Everyone has been guilty of wasting money on occasion. Whether you impulsively bought a pair of shoes, spent too much on groceries and ended up tossing out spoiled food, or signed up for monthly subscription services you don't use, we've all been there.

However, some types of wasteful spending are more dangerous than others. And there's one awful expense older adults are wasting money on that could put their financial futures at risk.

A roulette wheel at a casino

Image Source: Getty Images

Baby boomers are gambling with their savings

Baby boomers -- those aged 55 to 73 -- spend more on gambling than any other generation, a recent survey from Bankrate found, shelling out an average of $2,913 per year on the vice. That's a lot of cash to spend on something that very rarely pays off, and it's especially disturbing considering the average older adult is falling behind on their savings.

Half of adults age 55 and older have zero retirement savings, a report from the U.S. Government Accountability Office found. And according to a report from the Transamerica Center for Retirement Studies, among baby boomers who do have money stashed away for retirement, the average nest egg is worth just $152,000. For most retirees, that money likely won't last more than a few years.

Of course, many of those who gamble may rationalize it by telling themselves that if they hit the jackpot, they'll put their winnings toward their savings. But in reality, you're much better off simply investing the money you would have spent gambling.

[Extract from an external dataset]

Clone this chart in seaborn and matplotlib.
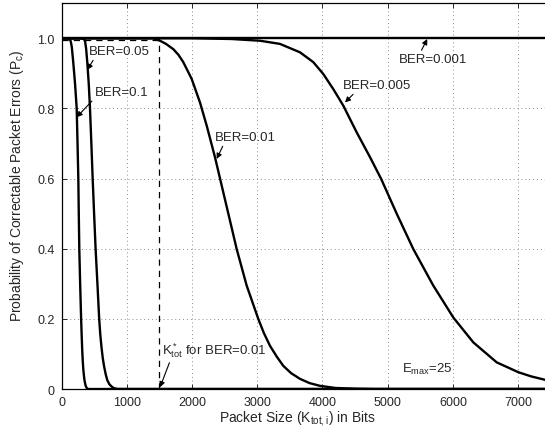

Although investing in the stock market doesn't provide guaranteed results, you are much more likely to build a solid retirement fund if you save wisely rather than risk it all on lottery tickets or poker.

Just how much could you accumulate by investing instead?

To see just how much your savings could grow if you were to invest that money rather than gamble with it, let's look at a hypothetical example.

Say for instance you're 55 years old with no savings, and you're spending $3,000 per year on gambling. You instead start stashing that cash in your 401(k), which is earning a moderate 7% annual rate of return on your investments. Because many employers offer matching 401(k) contributions, let's also say your employer will match that $3,000 per year, bringing your total investments to $6,000 annually.

By saving at that rate, you'll accumulate nearly $83,000 by age 65. By age 70 you'll have around $151,000 in your retirement fund. And if you continue saving diligently until age 75, you'll have approximately $246,000 socked away. Your chances of winning a quarter of a million dollars by gambling are pretty slim, but you do have a very real chance of saving that much if you invest your money in your retirement account.

Even if you're not spending thousands of dollars per year on lottery tickets or at the casino, nearly everyone can stand to save a little more. If you're not doing it already, start tracking your spending to find out exactly where your money is going, as well as to pinpoint the areas of your budget where you can cut back. Gambling may not be your particular vice, but perhaps you have a tendency to overspend on takeout, clothes shopping, vacations, or other nonessential splurges. You don't necessarily have to eliminate these costs entirely, but cutting back even a little and redirecting that money to your savings will pay off down the road.

Nobody is perfect, and most of us struggle with financial vices from time to time. But while some guilty pleasures are OK in moderation, if you're spending thousands of dollars per year on unnecessary (or even downright harmful) costs while neglecting your savings, that can spell serious trouble. However, by cutting back where you can and stashing more in your retirement fund, you can create healthier financial habits and build a strong nest egg to get you through your golden years. That's a sure bet.